— Exercise objective —
Transcribe the material exactly. Images do not belong in the copy.

— Raw data —
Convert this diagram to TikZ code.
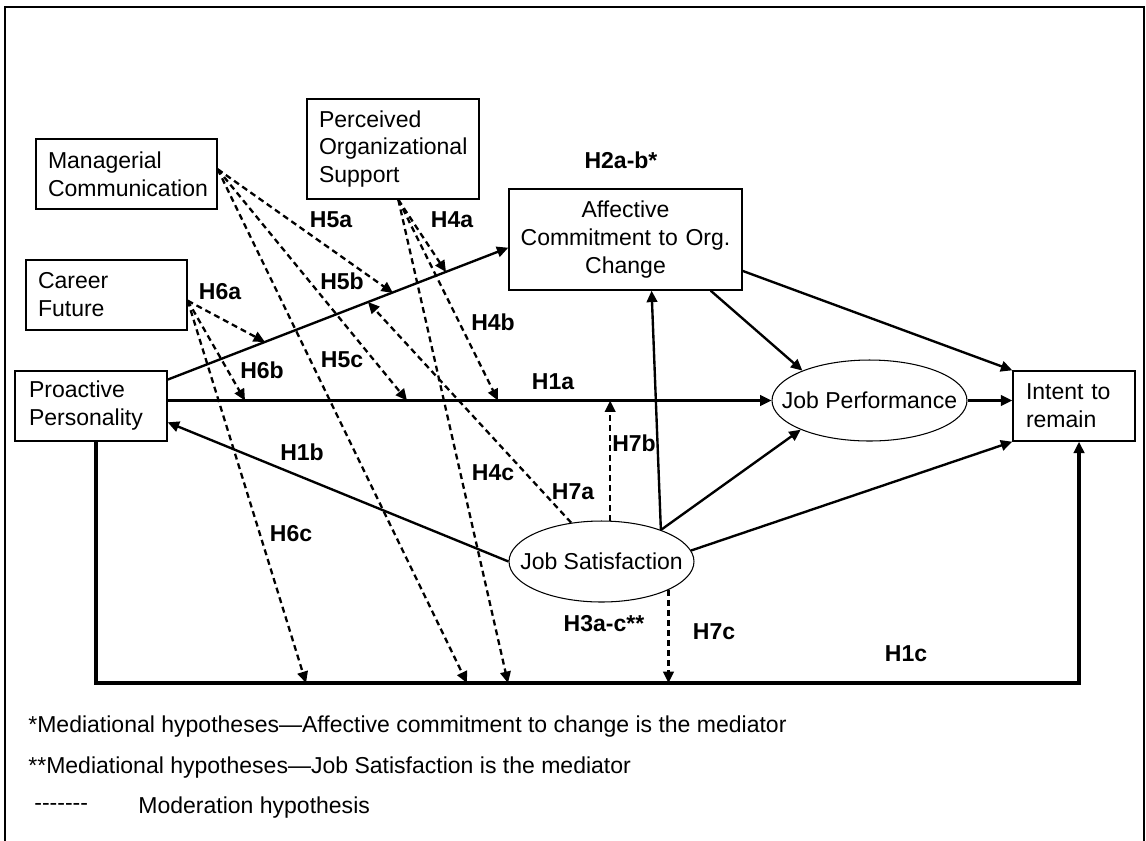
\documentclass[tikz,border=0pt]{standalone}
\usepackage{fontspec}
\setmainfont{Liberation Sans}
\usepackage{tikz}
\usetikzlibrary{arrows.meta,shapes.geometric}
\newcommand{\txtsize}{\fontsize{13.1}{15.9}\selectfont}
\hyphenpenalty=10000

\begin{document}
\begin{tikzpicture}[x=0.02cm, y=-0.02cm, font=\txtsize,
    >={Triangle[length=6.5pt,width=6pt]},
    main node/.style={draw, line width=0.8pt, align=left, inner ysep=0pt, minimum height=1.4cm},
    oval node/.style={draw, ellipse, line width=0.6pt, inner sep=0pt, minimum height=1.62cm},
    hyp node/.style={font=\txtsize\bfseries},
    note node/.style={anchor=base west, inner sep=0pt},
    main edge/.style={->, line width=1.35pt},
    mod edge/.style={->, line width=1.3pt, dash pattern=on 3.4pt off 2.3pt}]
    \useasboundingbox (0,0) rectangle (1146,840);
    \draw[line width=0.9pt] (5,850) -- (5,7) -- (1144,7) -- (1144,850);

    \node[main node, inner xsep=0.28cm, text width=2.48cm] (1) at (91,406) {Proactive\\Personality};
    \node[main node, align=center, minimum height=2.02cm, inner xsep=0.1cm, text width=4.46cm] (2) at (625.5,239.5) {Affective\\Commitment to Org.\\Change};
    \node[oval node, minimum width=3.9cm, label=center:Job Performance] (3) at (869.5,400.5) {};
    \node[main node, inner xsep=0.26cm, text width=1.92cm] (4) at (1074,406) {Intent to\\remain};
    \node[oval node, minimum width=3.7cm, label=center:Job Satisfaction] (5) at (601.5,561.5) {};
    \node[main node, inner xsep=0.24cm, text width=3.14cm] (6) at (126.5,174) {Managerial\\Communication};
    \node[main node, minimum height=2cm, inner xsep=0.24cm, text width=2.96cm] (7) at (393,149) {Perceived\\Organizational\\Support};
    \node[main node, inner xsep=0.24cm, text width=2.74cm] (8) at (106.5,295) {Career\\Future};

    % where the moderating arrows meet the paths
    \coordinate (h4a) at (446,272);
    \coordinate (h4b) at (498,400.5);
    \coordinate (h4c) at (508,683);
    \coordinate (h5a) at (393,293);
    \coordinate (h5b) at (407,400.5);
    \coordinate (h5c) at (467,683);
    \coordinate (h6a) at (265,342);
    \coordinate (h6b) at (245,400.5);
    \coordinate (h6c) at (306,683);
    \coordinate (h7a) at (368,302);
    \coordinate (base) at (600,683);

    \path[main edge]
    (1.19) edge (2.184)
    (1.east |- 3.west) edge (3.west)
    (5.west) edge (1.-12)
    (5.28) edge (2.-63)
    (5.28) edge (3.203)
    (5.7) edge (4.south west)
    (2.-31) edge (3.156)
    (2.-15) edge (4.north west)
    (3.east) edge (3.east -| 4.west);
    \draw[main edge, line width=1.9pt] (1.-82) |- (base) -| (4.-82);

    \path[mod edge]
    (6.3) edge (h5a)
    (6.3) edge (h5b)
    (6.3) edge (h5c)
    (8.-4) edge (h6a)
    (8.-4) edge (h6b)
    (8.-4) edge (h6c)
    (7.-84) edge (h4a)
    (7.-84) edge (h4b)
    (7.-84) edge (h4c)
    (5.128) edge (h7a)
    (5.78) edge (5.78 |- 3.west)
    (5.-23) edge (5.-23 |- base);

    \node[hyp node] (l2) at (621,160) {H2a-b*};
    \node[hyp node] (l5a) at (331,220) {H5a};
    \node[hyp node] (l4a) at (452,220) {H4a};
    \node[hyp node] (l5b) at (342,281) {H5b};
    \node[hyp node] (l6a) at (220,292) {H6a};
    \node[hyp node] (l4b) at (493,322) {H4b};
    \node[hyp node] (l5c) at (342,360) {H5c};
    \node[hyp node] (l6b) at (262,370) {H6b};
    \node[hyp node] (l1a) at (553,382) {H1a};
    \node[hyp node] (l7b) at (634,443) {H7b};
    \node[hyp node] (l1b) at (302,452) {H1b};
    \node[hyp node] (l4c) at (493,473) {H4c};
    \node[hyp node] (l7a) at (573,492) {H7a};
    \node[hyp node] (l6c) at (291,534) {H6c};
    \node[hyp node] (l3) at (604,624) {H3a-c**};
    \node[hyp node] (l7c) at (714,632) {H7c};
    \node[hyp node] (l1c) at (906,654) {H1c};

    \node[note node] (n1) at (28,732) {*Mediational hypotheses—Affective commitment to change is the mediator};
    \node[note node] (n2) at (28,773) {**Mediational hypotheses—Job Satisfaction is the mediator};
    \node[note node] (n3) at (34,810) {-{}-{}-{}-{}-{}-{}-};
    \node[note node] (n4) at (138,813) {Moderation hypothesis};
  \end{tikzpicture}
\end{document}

— Result —
Convert this diagram to TikZ code.
\documentclass[tikz,border=0pt]{standalone}
\usepackage{fontspec}
\setmainfont{Liberation Sans}
\usepackage{tikz}
\usetikzlibrary{arrows.meta,shapes.geometric}
\newcommand{\txtsize}{\fontsize{13.1}{15.9}\selectfont}
\hyphenpenalty=10000

\begin{document}
\begin{tikzpicture}[x=0.02cm, y=-0.02cm, font=\txtsize,
    >={Triangle[length=6.5pt,width=6pt]},
    main node/.style={draw, line width=0.8pt, align=left, inner ysep=0pt, minimum height=1.4cm},
    oval node/.style={draw, ellipse, line width=0.6pt, inner sep=0pt, minimum height=1.62cm},
    hyp node/.style={font=\txtsize\bfseries},
    note node/.style={anchor=base west, inner sep=0pt},
    main edge/.style={->, line width=1.35pt},
    mod edge/.style={->, line width=1.3pt, dash pattern=on 3.4pt off 2.3pt}]
    \useasboundingbox (0,0) rectangle (1146,840);
    \draw[line width=0.9pt] (5,850) -- (5,7) -- (1144,7) -- (1144,850);

    \node[main node, inner xsep=0.28cm, text width=2.48cm] (1) at (91,406) {Proactive\\Personality};
    \node[main node, align=center, minimum height=2.02cm, inner xsep=0.1cm, text width=4.46cm] (2) at (625.5,239.5) {Affective\\Commitment to Org.\\Change};
    \node[oval node, minimum width=3.9cm, label=center:Job Performance] (3) at (869.5,400.5) {};
    \node[main node, inner xsep=0.26cm, text width=1.92cm] (4) at (1074,406) {Intent to\\remain};
    \node[oval node, minimum width=3.7cm, label=center:Job Satisfaction] (5) at (601.5,561.5) {};
    \node[main node, inner xsep=0.24cm, text width=3.14cm] (6) at (126.5,174) {Managerial\\Communication};
    \node[main node, minimum height=2cm, inner xsep=0.24cm, text width=2.96cm] (7) at (393,149) {Perceived\\Organizational\\Support};
    \node[main node, inner xsep=0.24cm, text width=2.74cm] (8) at (106.5,295) {Career\\Future};

    % where the moderating arrows meet the paths
    \coordinate (h4a) at (446,272);
    \coordinate (h4b) at (498,400.5);
    \coordinate (h4c) at (508,683);
    \coordinate (h5a) at (393,293);
    \coordinate (h5b) at (407,400.5);
    \coordinate (h5c) at (467,683);
    \coordinate (h6a) at (265,342);
    \coordinate (h6b) at (245,400.5);
    \coordinate (h6c) at (306,683);
    \coordinate (h7a) at (368,302);
    \coordinate (base) at (600,683);

    \path[main edge]
    (1.19) edge (2.184)
    (1.east |- 3.west) edge (3.west)
    (5.west) edge (1.-12)
    (5.28) edge (2.-63)
    (5.28) edge (3.203)
    (5.7) edge (4.south west)
    (2.-31) edge (3.156)
    (2.-15) edge (4.north west)
    (3.east) edge (3.east -| 4.west);
    \draw[main edge, line width=1.9pt] (1.-82) |- (base) -| (4.-82);

    \path[mod edge]
    (6.3) edge (h5a)
    (6.3) edge (h5b)
    (6.3) edge (h5c)
    (8.-4) edge (h6a)
    (8.-4) edge (h6b)
    (8.-4) edge (h6c)
    (7.-84) edge (h4a)
    (7.-84) edge (h4b)
    (7.-84) edge (h4c)
    (5.128) edge (h7a)
    (5.78) edge (5.78 |- 3.west)
    (5.-23) edge (5.-23 |- base);

    \node[hyp node] (l2) at (621,160) {H2a-b*};
    \node[hyp node] (l5a) at (331,220) {H5a};
    \node[hyp node] (l4a) at (452,220) {H4a};
    \node[hyp node] (l5b) at (342,281) {H5b};
    \node[hyp node] (l6a) at (220,292) {H6a};
    \node[hyp node] (l4b) at (493,322) {H4b};
    \node[hyp node] (l5c) at (342,360) {H5c};
    \node[hyp node] (l6b) at (262,370) {H6b};
    \node[hyp node] (l1a) at (553,382) {H1a};
    \node[hyp node] (l7b) at (634,443) {H7b};
    \node[hyp node] (l1b) at (302,452) {H1b};
    \node[hyp node] (l4c) at (493,473) {H4c};
    \node[hyp node] (l7a) at (573,492) {H7a};
    \node[hyp node] (l6c) at (291,534) {H6c};
    \node[hyp node] (l3) at (604,624) {H3a-c**};
    \node[hyp node] (l7c) at (714,632) {H7c};
    \node[hyp node] (l1c) at (906,654) {H1c};

    \node[note node] (n1) at (28,732) {*Mediational hypotheses—Affective commitment to change is the mediator};
    \node[note node] (n2) at (28,773) {**Mediational hypotheses—Job Satisfaction is the mediator};
    \node[note node] (n3) at (34,810) {-{}-{}-{}-{}-{}-{}-};
    \node[note node] (n4) at (138,813) {Moderation hypothesis};
  \end{tikzpicture}
\end{document}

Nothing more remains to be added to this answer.